In the real world guys.... Fuel efficient and durable diesel engines are the way to go for heavy use. They are not offered in the American market because of all the attitudes from the manufacturers to prejudiced consumers nevertheless, they are in demand. If you put an Ecoboost engine through farm or commercial service you have a throw away truck at 15,0000 miles even though Ford is to be commended for a very fine product for most users. A diesel application will serve 450,000 miles and just start over.

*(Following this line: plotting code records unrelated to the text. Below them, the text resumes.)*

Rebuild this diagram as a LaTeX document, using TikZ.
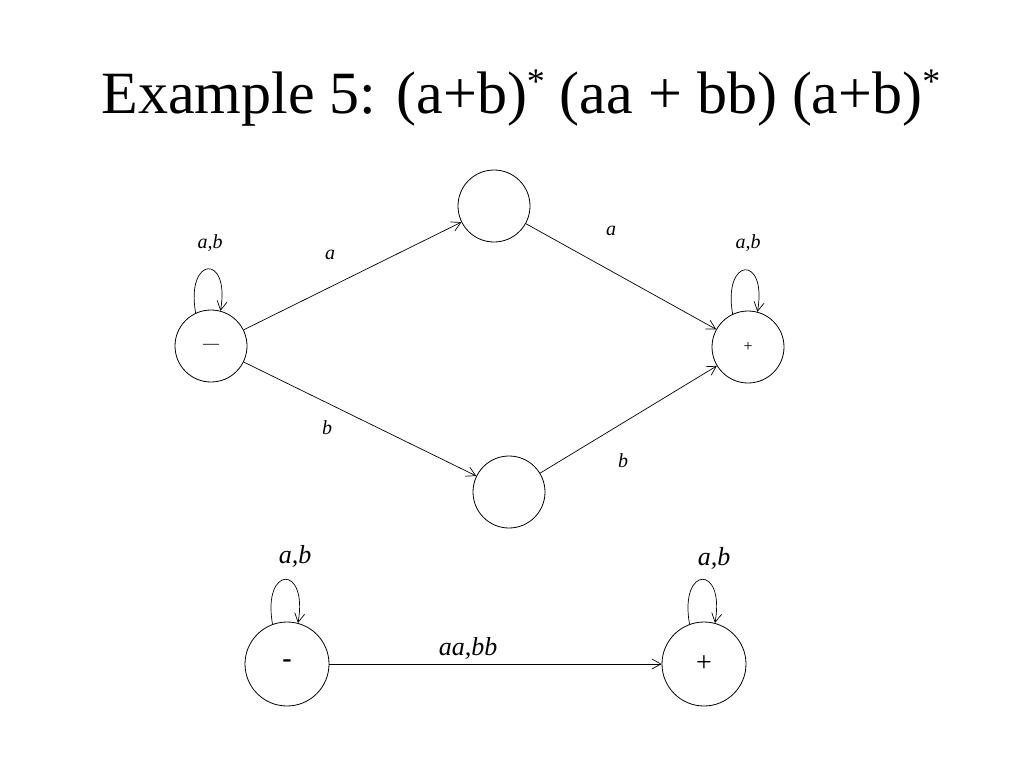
\documentclass[tikz,border=0pt]{standalone}
\usepackage{fontspec}
\setmainfont{Liberation Serif}
\usetikzlibrary{arrows.meta}
\begin{document}
\begin{tikzpicture}[x=1pt,y=-1pt,
  st/.style={draw,circle,minimum size=72pt,inner sep=0pt,line width=0.8pt},
  bst/.style={draw,circle,minimum size=84pt,inner sep=0pt,line width=0.8pt},
  ar/.style={-{Straight Barb[length=9pt,width=10pt]},line width=0.7pt},
  lp/.style={ar,looseness=6},
  lab/.style={font=\itshape\fontsize{20}{20}\selectfont},
  blab/.style={font=\itshape\fontsize{26}{26}\selectfont}]
\useasboundingbox (0,0) rectangle (1024,768);
\node (title) at (521,98) {\fontsize{60}{60}\selectfont Example 5: (a+b)\raisebox{20pt}{\fontsize{36}{36}\selectfont *} (aa + bb) (a+b)\raisebox{20pt}{\fontsize{36}{36}\selectfont *}};
\node[st] (s) at (211,346) {\fontsize{16}{16}\selectfont —};
\node[st] (u) at (494,206) {};
\node[st] (f) at (748,347) {\fontsize{16}{16}\selectfont +};
\node[st] (d) at (509,492) {};
\draw[ar] (s) -- (u);
\draw[ar] (u) -- (f);
\draw[ar] (s) -- (d);
\draw[ar] (d) -- (f);
\draw[lp] (s.115) to[out=100,in=80] (s.75);
\draw[lp] (f.115) to[out=100,in=80] (f.75);
\node[lab] (l1) at (210,243) {a,b};
\node[lab] (l2) at (330,255) {a};
\node[lab] (l3) at (611,231) {a};
\node[lab] (l4) at (748,243) {a,b};
\node[lab] (l5) at (327,428) {b};
\node[lab] (l6) at (623,461) {b};
\node[bst] (m) at (287,664) {\fontsize{28}{28}\selectfont\bfseries -};
\node[bst] (p) at (704,664) {\fontsize{28}{28}\selectfont +};
\draw[ar] (m) -- (p);
\draw[lp] (m.110) to[out=100,in=80] (m.75);
\draw[lp] (p.110) to[out=100,in=80] (p.75);
\node[blab] (b1) at (295,556) {a,b};
\node[blab] (b2) at (468,648) {aa,bb};
\node[blab] (b3) at (714,558) {a,b};
\end{tikzpicture}
\end{document}
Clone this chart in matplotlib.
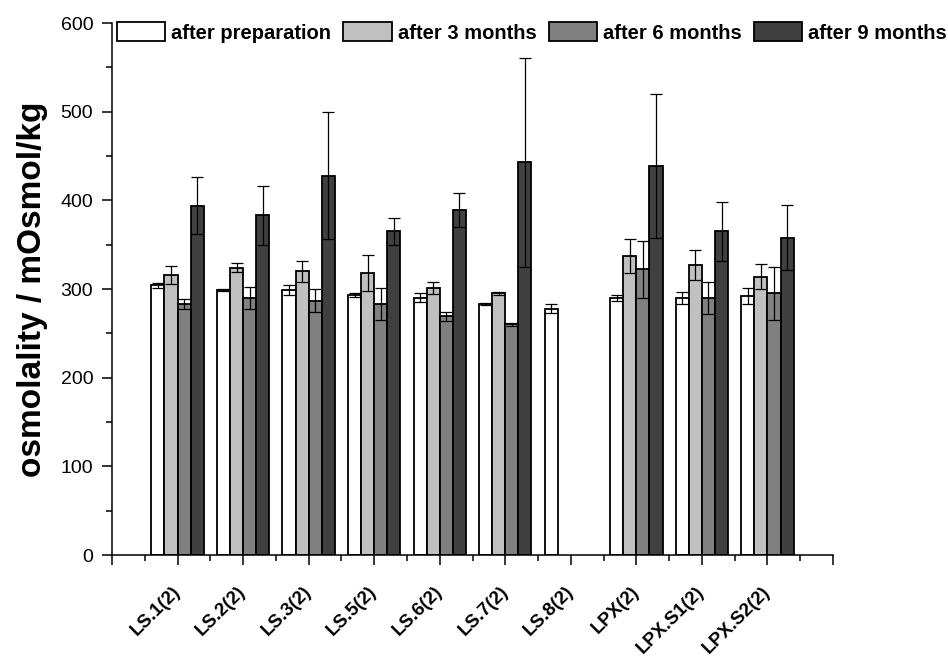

For all you guys who obviously have no concept of a true durable good product please understand that there are those of us who put 50,000 to 80,000 miles a year on our vehicles. The economics of a good diesel product are FAR superior to a gas one. Tens of thousands of dollars to some of us. Now I am going to get on my soap box: Enough of this corrupt competitive vain human nature guys:) Let's humbly stand up and applaud Dodge for doing a good thing and ask Ford and Chevy to to make an even better diesel product. We need small diesels for Transit Connects and Promaster City models as well as the mid to small size pickup classes. For awhile there Policy pushed diesel engines off the map because of particulate emissions. Thankfully that is resolved. Let's demonstrate a better attitude about good products and encourage each application to further reach it's potential by how we discuss these things.